Since then he has published a number of works and received many prestigious awards including Kendra Sahitya Akademi Award for Children's Literature the Kerala Sahitya Academy Award and Kerala Balasahitya Institute Award. He was editor of the Dubai based TAKE:1 magazine in 2016.

Short Story Big Fish by Hafiz Mohamed was included in the Literature and Contemporary issues textbook for BA/BSc by Calicut University in 2019.

On 24 July 2018, his first novel Espathinayiram was launched by the prominent Malayalam writer M. T. Vasudevan Nair in a program at K. P. Keshavamenon Hall, Calicut.

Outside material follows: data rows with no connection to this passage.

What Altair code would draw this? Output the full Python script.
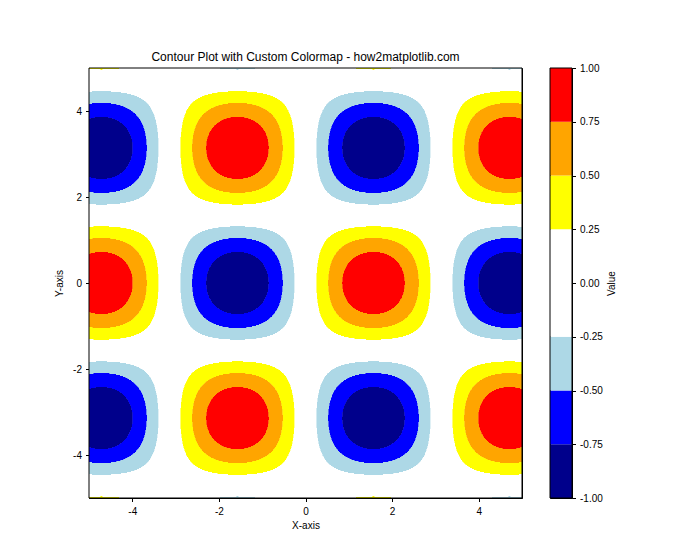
import numpy as np
import pandas as pd
import altair as alt

# contour levels and fill colours (custom colormap)
levels = [-1.0, -0.75, -0.5, -0.25, 0.25, 0.5, 0.75, 1.0]
colors = ["#00008B", "#0000FF", "#ADD8E6", "#FFFFFF", "#FFFF00", "#FFA500", "#FF0000"]
axis_ticks = [-4, -2, 0, 2, 4]
cbar_ticks = [-1.0, -0.75, -0.5, -0.25, 0.0, 0.25, 0.5, 0.75, 1.0]
x_range = [-5, 5]
y_range = [-5, 5]

W, H, CBW = 433, 430, 22
FONT = "Liberation Sans"
MINUS_FIX = "replace(datum.label, '\u2212', '-')"

# surface Z = sin(X) * cos(Y) sampled on a fine grid
nx, ny = 866, 430
xe = np.linspace(x_range[0], x_range[1], nx + 1)
ye = np.linspace(y_range[0], y_range[1], ny + 1)
xc = (xe[:-1] + xe[1:]) / 2
yc = (ye[:-1] + ye[1:]) / 2
X, Y = np.meshgrid(xc, yc)
Z = np.sin(X) * np.cos(Y)
band = np.digitize(Z, levels[1:-1])

dx = xe[1] - xe[0]
dy = ye[1] - ye[0]
rows = []
for j in range(ny):
    r = band[j]
    starts = np.concatenate([[0], np.nonzero(np.diff(r))[0] + 1])
    ends = np.concatenate([starts[1:], [nx]])
    for s, e in zip(starts, ends):
        rows.append({
            "x": xe[s], "x2": min(xe[e] + 0.4 * dx, x_range[1]),
            "y": ye[j], "y2": min(ye[j + 1] + 0.4 * dy, y_range[1]),
            "c": colors[r[s]],
        })
df = pd.DataFrame(rows)

fills = alt.Chart(df).mark_rect(clip=True, strokeWidth=0).encode(
    x=alt.X("x:Q", scale=alt.Scale(domain=x_range, nice=False, zero=False),
            axis=alt.Axis(values=axis_ticks, title="X-axis", grid=False, format="d",
                          labelExpr=MINUS_FIX,
                          tickSize=3.5, labelPadding=5, titlePadding=4)),
    x2="x2:Q",
    y=alt.Y("y:Q", scale=alt.Scale(domain=y_range, nice=False, zero=False),
            axis=alt.Axis(values=axis_ticks, title="Y-axis", grid=False, format="d",
                          labelExpr=MINUS_FIX,
                          tickSize=3.5, labelPadding=4, titlePadding=8)),
    y2="y2:Q",
    color=alt.Color("c:N", scale=None),
)
frame = alt.Chart(pd.DataFrame({"k": [0]})).mark_rect(
    filled=False, stroke="black", strokeWidth=1
).encode(x=alt.value(0), x2=alt.value(W), y=alt.value(0), y2=alt.value(H))

main = alt.layer(fills, frame).properties(
    width=W, height=H,
    title=alt.Title("Contour Plot with Custom Colormap - how2matplotlib.com",
                    fontSize=12, fontWeight="normal", offset=4),
)

cb_df = pd.DataFrame({
    "lo": levels[:-1], "hi": levels[1:], "c": colors,
})
cb_fill = alt.Chart(cb_df).mark_rect(strokeWidth=0).encode(
    x=alt.value(0), x2=alt.value(CBW),
    y=alt.Y("lo:Q", scale=alt.Scale(domain=[-1, 1], nice=False, zero=False),
            axis=alt.Axis(orient="right", values=cbar_ticks, format=".2f", title="Value",
                          labelExpr=MINUS_FIX,
                          titleAngle=270, titleX=39, titleY=H / 2,
                          titleAlign="center", titleBaseline="middle",
                          grid=False, tickSize=3.5, labelPadding=4)),
    y2="hi:Q",
    color=alt.Color("c:N", scale=None),
)
cb_frame = alt.Chart(pd.DataFrame({"k": [0]})).mark_rect(
    filled=False, stroke="black", strokeWidth=1
).encode(x=alt.value(0), x2=alt.value(CBW), y=alt.value(0), y2=alt.value(H))
cbar = alt.layer(cb_fill, cb_frame).properties(width=CBW, height=H)

chart = alt.hconcat(main, cbar, spacing=26).properties(
    padding={"left": 54, "top": 50, "right": 10, "bottom": 10}
).configure_view(stroke="black", strokeWidth=1).configure_axis(
    labelFont=FONT, titleFont=FONT, labelFontSize=10, titleFontSize=10,
    labelColor="black", titleColor="black", tickColor="black", domainColor="black",
    titleFontWeight="normal", zindex=1,
).configure_title(font=FONT, color="black")

chart.save("out.html", embed_options={"renderer": "svg", "actions": False})
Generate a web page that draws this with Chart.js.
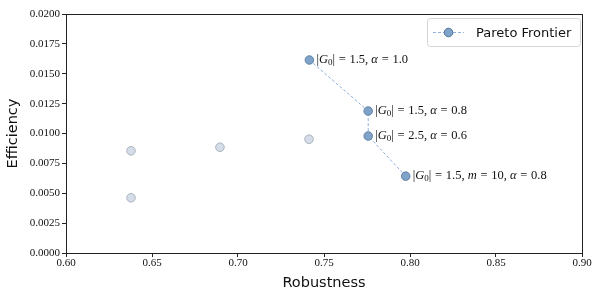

This novel is about the myths and life in and around the coastal Kozhikode.

Writer Subhash Chandran released his novel 'Harmonium', a biographical fiction based on the life of music director M.S. Baburaj, in Kozhikode on December 16, 2023. It was published by mathrubhumi Books.

His other works include Poovum Puzhayum, Koottaksharam, Pranayadancharatthil, Cheriya Cheriya Meenukalum Valiya Malsyavum (Stories); Pravaasikalude Pusthakam, Manassinte Arogyam, Samoohathinte Arogyam, Paikkanum Pareeksha Ezhuthanum Padikkaam, Makkalude Padanam, Ramsan: Prasakthiyum Pradhanyavum, Keralatthile Muslim Sthreekalude Varthamana Kalam (Non Fiction); Thallakkurangum Pullippuliyum, Bahumaanyanaya Padusha, Kanakamalayile Nidhivetta, Arabinaatile Nadodikkathakal, Akashatthu Oru Adbudhayathra, Vellinilavinte Katha (Children's literature).

Along with his position at Farook College, he was an honorary director of the Suraksha De-Addiction and Counselling Centre where he helped hundreds of alcohol addicts and their families to escape their trauma and lead productive lives.

He has written and conducted workshops on issues affecting Indian expatriates in the Persian Gulf. He has also worked as a trainer and counsellor.